Earlier this month Britain had decided, likely on the advice of its Intelligence services, to lower the national alert status from "severe" to "substantial", the lower rating not necessarily an opportunity to relax, but that the terror threat level in the U.K. rated somewhat less vigilance. While the new rating still judged an attack to be likely, it was not quite so much as the previous level. One step behind the mindset of those who fester in bleak hatred, anxious to kill innocents to prove to themselves and others that jihad is serious business, downgrading aside.
Uzman Khan, the 28-year-old from Birmingham, had more all-encompassing plans than merely stabbing unfortunate passersby in central London; he envisaged his grand role in co-sponsoring a "terrorist military training facility" for the greater glory of Islamist jihad. What he is now known for is killing two people, wounding three others, while wearing a mock suicide belt. His victim count is remarkably high, but would have been far more so, had it not been for the response of witnesses to his attack.

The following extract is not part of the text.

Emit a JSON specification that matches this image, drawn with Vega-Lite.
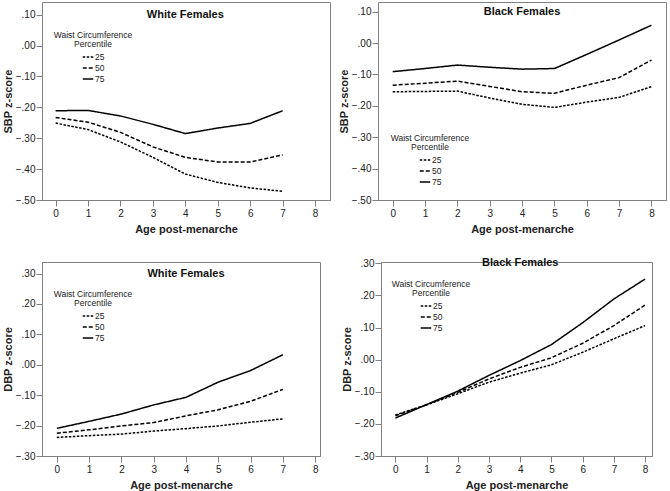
{
  "$schema": "https://vega.github.io/schema/vega-lite/v6.json",
  "padding": {"left": 1, "top": 1, "right": 0, "bottom": 0},
  "background": "white",
  "datasets": {
    "wsbp": [
      {"age": 0, "pct": "75", "z": -0.211}, {"age": 1, "pct": "75", "z": -0.210}, {"age": 2, "pct": "75", "z": -0.228}, {"age": 3, "pct": "75", "z": -0.255},
      {"age": 4, "pct": "75", "z": -0.285}, {"age": 5, "pct": "75", "z": -0.267}, {"age": 6, "pct": "75", "z": -0.252}, {"age": 7, "pct": "75", "z": -0.211},
      {"age": 0, "pct": "50", "z": -0.233}, {"age": 1, "pct": "50", "z": -0.248}, {"age": 2, "pct": "50", "z": -0.281}, {"age": 3, "pct": "50", "z": -0.328},
      {"age": 4, "pct": "50", "z": -0.362}, {"age": 5, "pct": "50", "z": -0.377}, {"age": 6, "pct": "50", "z": -0.377}, {"age": 7, "pct": "50", "z": -0.354},
      {"age": 0, "pct": "25", "z": -0.251}, {"age": 1, "pct": "25", "z": -0.272}, {"age": 2, "pct": "25", "z": -0.312}, {"age": 3, "pct": "25", "z": -0.362},
      {"age": 4, "pct": "25", "z": -0.416}, {"age": 5, "pct": "25", "z": -0.443}, {"age": 6, "pct": "25", "z": -0.461}, {"age": 7, "pct": "25", "z": -0.472}
    ],
    "bsbp": [
      {"age": 0, "pct": "75", "z": -0.091}, {"age": 1, "pct": "75", "z": -0.081}, {"age": 2, "pct": "75", "z": -0.070}, {"age": 3, "pct": "75", "z": -0.077},
      {"age": 4, "pct": "75", "z": -0.083}, {"age": 5, "pct": "75", "z": -0.081}, {"age": 6, "pct": "75", "z": -0.036}, {"age": 7, "pct": "75", "z": 0.010},
      {"age": 8, "pct": "75", "z": 0.057},
      {"age": 0, "pct": "50", "z": -0.134}, {"age": 1, "pct": "50", "z": -0.128}, {"age": 2, "pct": "50", "z": -0.121}, {"age": 3, "pct": "50", "z": -0.138},
      {"age": 4, "pct": "50", "z": -0.155}, {"age": 5, "pct": "50", "z": -0.160}, {"age": 6, "pct": "50", "z": -0.134}, {"age": 7, "pct": "50", "z": -0.110},
      {"age": 8, "pct": "50", "z": -0.054},
      {"age": 0, "pct": "25", "z": -0.155}, {"age": 1, "pct": "25", "z": -0.154}, {"age": 2, "pct": "25", "z": -0.153}, {"age": 3, "pct": "25", "z": -0.175},
      {"age": 4, "pct": "25", "z": -0.195}, {"age": 5, "pct": "25", "z": -0.205}, {"age": 6, "pct": "25", "z": -0.188}, {"age": 7, "pct": "25", "z": -0.173},
      {"age": 8, "pct": "25", "z": -0.139}
    ],
    "wdbp": [
      {"age": 0, "pct": "75", "z": -0.209}, {"age": 1, "pct": "75", "z": -0.186}, {"age": 2, "pct": "75", "z": -0.162}, {"age": 3, "pct": "75", "z": -0.132},
      {"age": 4, "pct": "75", "z": -0.107}, {"age": 5, "pct": "75", "z": -0.057}, {"age": 6, "pct": "75", "z": -0.019}, {"age": 7, "pct": "75", "z": 0.033},
      {"age": 0, "pct": "50", "z": -0.225}, {"age": 1, "pct": "50", "z": -0.214}, {"age": 2, "pct": "50", "z": -0.201}, {"age": 3, "pct": "50", "z": -0.190},
      {"age": 4, "pct": "50", "z": -0.168}, {"age": 5, "pct": "50", "z": -0.148}, {"age": 6, "pct": "50", "z": -0.120}, {"age": 7, "pct": "50", "z": -0.081},
      {"age": 0, "pct": "25", "z": -0.239}, {"age": 1, "pct": "25", "z": -0.233}, {"age": 2, "pct": "25", "z": -0.228}, {"age": 3, "pct": "25", "z": -0.218},
      {"age": 4, "pct": "25", "z": -0.210}, {"age": 5, "pct": "25", "z": -0.201}, {"age": 6, "pct": "25", "z": -0.189}, {"age": 7, "pct": "25", "z": -0.178}
    ],
    "bdbp": [
      {"age": 0, "pct": "75", "z": -0.182}, {"age": 1, "pct": "75", "z": -0.140}, {"age": 2, "pct": "75", "z": -0.098}, {"age": 3, "pct": "75", "z": -0.049},
      {"age": 4, "pct": "75", "z": -0.003}, {"age": 5, "pct": "75", "z": 0.047}, {"age": 6, "pct": "75", "z": 0.115}, {"age": 7, "pct": "75", "z": 0.189},
      {"age": 8, "pct": "75", "z": 0.251},
      {"age": 0, "pct": "50", "z": -0.175}, {"age": 1, "pct": "50", "z": -0.140}, {"age": 2, "pct": "50", "z": -0.102}, {"age": 3, "pct": "50", "z": -0.060},
      {"age": 4, "pct": "50", "z": -0.024}, {"age": 5, "pct": "50", "z": 0.006}, {"age": 6, "pct": "50", "z": 0.051}, {"age": 7, "pct": "50", "z": 0.106},
      {"age": 8, "pct": "50", "z": 0.170},
      {"age": 0, "pct": "25", "z": -0.172}, {"age": 1, "pct": "25", "z": -0.141}, {"age": 2, "pct": "25", "z": -0.106}, {"age": 3, "pct": "25", "z": -0.070},
      {"age": 4, "pct": "25", "z": -0.042}, {"age": 5, "pct": "25", "z": -0.016}, {"age": 6, "pct": "25", "z": 0.023}, {"age": 7, "pct": "25", "z": 0.065},
      {"age": 8, "pct": "25", "z": 0.106}
    ]
  },
  "spacing": 21,
  "resolve": {"scale": {"x": "independent", "y": "independent", "strokeDash": "independent"}, "legend": {"strokeDash": "independent"}},
  "vconcat": [
    {
      "spacing": 6,
      "resolve": {"scale": {"x": "independent", "y": "independent", "strokeDash": "independent"}, "legend": {"strokeDash": "independent"}},
      "hconcat": [
        {
          "width": 288, "height": 198,
          "layer": [
            {
              "data": {"name": "wsbp"},
              "mark": {"type": "line", "color": "black", "strokeWidth": 1.5},
              "encoding": {
                "x": {"field": "age", "type": "quantitative", "scale": {"domain": [-0.42, 8.46], "nice": false, "zero": false}, "axis": {"values": [0, 1, 2, 3, 4, 5, 6, 7, 8], "tickCount": 20, "format": "d", "labelOverlap": false, "labelFlush": false, "title": "Age post-menarche"}},
                "y": {"field": "z", "type": "quantitative", "scale": {"domain": [-0.5, 0.141], "nice": false, "zero": false}, "axis": {"values": [-0.5, -0.4, -0.3, -0.2, -0.1, 0, 0.1], "tickCount": 20, "labelOverlap": false, "labelFlush": false, "labelExpr": "replace(format(datum.value, '.2f'), '0.', '.')", "title": "SBP z-score"}},
                "strokeDash": {"field": "pct", "type": "nominal", "scale": {"domain": ["25", "50", "75"], "range": [[2.5, 1.5], [4, 2], [1, 0]]}, "legend": {"title": ["Waist Circumference", "Percentile"], "orient": "none", "legendX": 12, "legendY": 29, "symbolOffset": 0, "titleFontSize": 8.5, "labelFontSize": 8.5, "titleFontWeight": "normal", "titleLineHeight": 8.5}}
              }
            },
            {
              "data": {"values": [{}]},
              "mark": {"type": "text", "text": "White Females", "font": "Liberation Sans", "fontWeight": "bold", "fontSize": 11, "baseline": "middle", "align": "center", "color": "#111"},
              "encoding": {"x": {"datum": 4, "type": "quantitative"}, "y": {"datum": 0.1, "type": "quantitative"}}
            }
          ]
        },
        {
          "width": 288, "height": 198,
          "layer": [
            {
              "data": {"name": "bsbp"},
              "mark": {"type": "line", "color": "black", "strokeWidth": 1.5},
              "encoding": {
                "x": {"field": "age", "type": "quantitative", "scale": {"domain": [-0.455, 8.45], "nice": false, "zero": false}, "axis": {"values": [0, 1, 2, 3, 4, 5, 6, 7, 8], "tickCount": 20, "format": "d", "labelOverlap": false, "labelFlush": false, "title": "Age post-menarche"}},
                "y": {"field": "z", "type": "quantitative", "scale": {"domain": [-0.5, 0.131], "nice": false, "zero": false}, "axis": {"values": [-0.5, -0.4, -0.3, -0.2, -0.1, 0, 0.1], "tickCount": 20, "labelOverlap": false, "labelFlush": false, "labelExpr": "replace(format(datum.value, '.2f'), '0.', '.')", "title": "SBP z-score"}},
                "strokeDash": {"field": "pct", "type": "nominal", "scale": {"domain": ["25", "50", "75"], "range": [[2.5, 1.5], [4, 2], [1, 0]]}, "legend": {"title": ["Waist Circumference", "Percentile"], "orient": "none", "legendX": 13, "legendY": 132, "symbolOffset": 0, "titleFontSize": 8.5, "labelFontSize": 8.5, "titleFontWeight": "normal", "titleLineHeight": 8.5}}
              }
            },
            {
              "data": {"values": [{}]},
              "mark": {"type": "text", "text": "Black Females", "font": "Liberation Sans", "fontWeight": "bold", "fontSize": 11, "baseline": "middle", "align": "center", "color": "#111"},
              "encoding": {"x": {"datum": 4, "type": "quantitative"}, "y": {"datum": 0.1, "type": "quantitative"}}
            }
          ]
        }
      ]
    },
    {
      "spacing": 19,
      "resolve": {"scale": {"x": "independent", "y": "independent", "strokeDash": "independent"}, "legend": {"strokeDash": "independent"}},
      "hconcat": [
        {
          "width": 278, "height": 194,
          "layer": [
            {
              "data": {"name": "wdbp"},
              "mark": {"type": "line", "color": "black", "strokeWidth": 1.5},
              "encoding": {
                "x": {"field": "age", "type": "quantitative", "scale": {"domain": [-0.46, 8.15], "nice": false, "zero": false}, "axis": {"values": [0, 1, 2, 3, 4, 5, 6, 7, 8], "tickCount": 20, "format": "d", "labelOverlap": false, "labelFlush": false, "title": "Age post-menarche"}},
                "y": {"field": "z", "type": "quantitative", "scale": {"domain": [-0.3, 0.338], "nice": false, "zero": false}, "axis": {"values": [-0.3, -0.2, -0.1, 0, 0.1, 0.2, 0.3], "tickCount": 20, "labelOverlap": false, "labelFlush": false, "labelExpr": "replace(format(datum.value, '.2f'), '0.', '.')", "title": "DBP z-score"}},
                "strokeDash": {"field": "pct", "type": "nominal", "scale": {"domain": ["25", "50", "75"], "range": [[2.5, 1.5], [4, 2], [1, 0]]}, "legend": {"title": ["Waist Circumference", "Percentile"], "orient": "none", "legendX": 12, "legendY": 28, "symbolOffset": 0, "titleFontSize": 8.5, "labelFontSize": 8.5, "titleFontWeight": "normal", "titleLineHeight": 8.5}}
              }
            },
            {
              "data": {"values": [{}]},
              "mark": {"type": "text", "text": "White Females", "font": "Liberation Sans", "fontWeight": "bold", "fontSize": 11, "baseline": "middle", "align": "center", "color": "#111"},
              "encoding": {"x": {"datum": 4, "type": "quantitative"}, "y": {"datum": 0.3, "type": "quantitative"}}
            }
          ]
        },
        {
          "width": 271, "height": 194,
          "layer": [
            {
              "data": {"name": "bdbp"},
              "mark": {"type": "line", "color": "black", "strokeWidth": 1.5},
              "encoding": {
                "x": {"field": "age", "type": "quantitative", "scale": {"domain": [-0.46, 8.22], "nice": false, "zero": false}, "axis": {"values": [0, 1, 2, 3, 4, 5, 6, 7, 8], "tickCount": 20, "format": "d", "labelOverlap": false, "labelFlush": false, "title": "Age post-menarche"}},
                "y": {"field": "z", "type": "quantitative", "scale": {"domain": [-0.3, 0.304], "nice": false, "zero": false}, "axis": {"values": [-0.3, -0.2, -0.1, 0, 0.1, 0.2, 0.3], "tickCount": 20, "labelOverlap": false, "labelFlush": false, "labelExpr": "replace(format(datum.value, '.2f'), '0.', '.')", "title": "DBP z-score"}},
                "strokeDash": {"field": "pct", "type": "nominal", "scale": {"domain": ["25", "50", "75"], "range": [[2.5, 1.5], [4, 2], [1, 0]]}, "legend": {"title": ["Waist Circumference", "Percentile"], "orient": "none", "legendX": 11, "legendY": 18, "symbolOffset": 0, "titleFontSize": 8.5, "labelFontSize": 8.5, "titleFontWeight": "normal", "titleLineHeight": 8.5}}
              }
            },
            {
              "data": {"values": [{}]},
              "mark": {"type": "text", "text": "Black Females", "font": "Liberation Sans", "fontWeight": "bold", "fontSize": 11, "baseline": "middle", "align": "center", "color": "#111"},
              "encoding": {"x": {"datum": 4, "type": "quantitative"}, "y": {"datum": 0.3, "type": "quantitative"}}
            }
          ]
        }
      ]
    }
  ],
  "config": {
    "font": "Liberation Sans",
    "view": {"stroke": "#808080", "strokeWidth": 1},
    "axis": {
      "domainColor": "#808080", "tickColor": "#808080", "tickSize": 6, "grid": false, "labelOverlap": false,
      "labelFont": "Liberation Sans", "labelFontSize": 10, "labelColor": "#222", "labelPadding": 1,
      "titleFont": "Liberation Sans", "titleFontSize": 11, "titleFontWeight": "bold", "titleColor": "#222"
    },
    "axisX": {"labelPadding": 2, "titlePadding": 5},
    "axisY": {"titlePadding": 2},
    "legend": {
      "titleFont": "Liberation Sans", "titleFontSize": 8.5, "titleFontWeight": "normal", "titleColor": "#222",
      "titleAlign": "center", "titleAnchor": "middle", "titleLineHeight": 8.5, "titlePadding": 3,
      "labelFont": "Liberation Sans", "labelFontSize": 8.5, "labelColor": "#222", "labelOffset": 1,
      "symbolType": "stroke", "symbolSize": 110, "symbolStrokeWidth": 1.5, "symbolStrokeColor": "black",
      "rowPadding": 0, "padding": 0
    },
    "text": {"font": "Liberation Sans"}
  }
}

One man had hauled down from the wall at Fishmongers' Hall a narwhal tusk, a long, straight, twisted spiral of a 'tooth', reminiscent of a Unicorn's fabled horn, meaning to use it as a cudgel as he responded to the attack. Khan was wearing an ankle bracelet as part of his pre-release conditions, and presumably he was being tracked. That he was able to arm himself, plan and mount an attack of this magnitude in a public place surely means that he wasn't being monitored as closely as he should have been.
While this can be viewed as a fault of Intelligence services, it can also be viewed from the perspective of staff shortages. As many people on staff to do the required due diligence to ensure that none such as he run amok, terrorizing and slaughtering, there will never be sufficient numbers for the job at hand. Polls taken in Great Britain attest to the large number of sympathizers among the much larger number of British Muslims who feel violence in the name of Islam and its mission to jihad is perfectly acceptable.
As for the proposed "terrorist military academy", in the case of Khan, his Pakistani-born family proves that old adage of the apple never falling far from the tree. Khan's family owns land in Kashmir, the disputed Himalayan geography between India and Pakistan that has been a flashpoint for conflict since India was partitioned for the creation of Pakistan in 1947. A mosque was built on the land and plans were to proceed to "establish and operate a terrorist military training facility" there.
Khan busied himself with the thought of producing "more serious and effective terrorists". Charges against the man and another suspect were of attending operational meetings, fundraising and preparing to travel abroad for the purpose to "engage in training for acts of terrorism", earning him a 16-year-sentence, which British jurisprudence obviously saw fit to reduce by half, giving him early pre-release and the opportunity to practise what he was so eager to preach.
One of the people he stabbed to death was involved as a university graduate student with the Cambridge University conference on prison rehabilitation, which Khan was instructed to attend. For his troubles as a course coordinator for Leaning Together, a prisoners' rehabilitation program hosting the conference at Fishmongers' Hall, Jack Merritt became a sacrifice to Islam, making his killer a martyr whose death and daring exploits in murdering those who attempted to help him, a hero in his native Pakistan.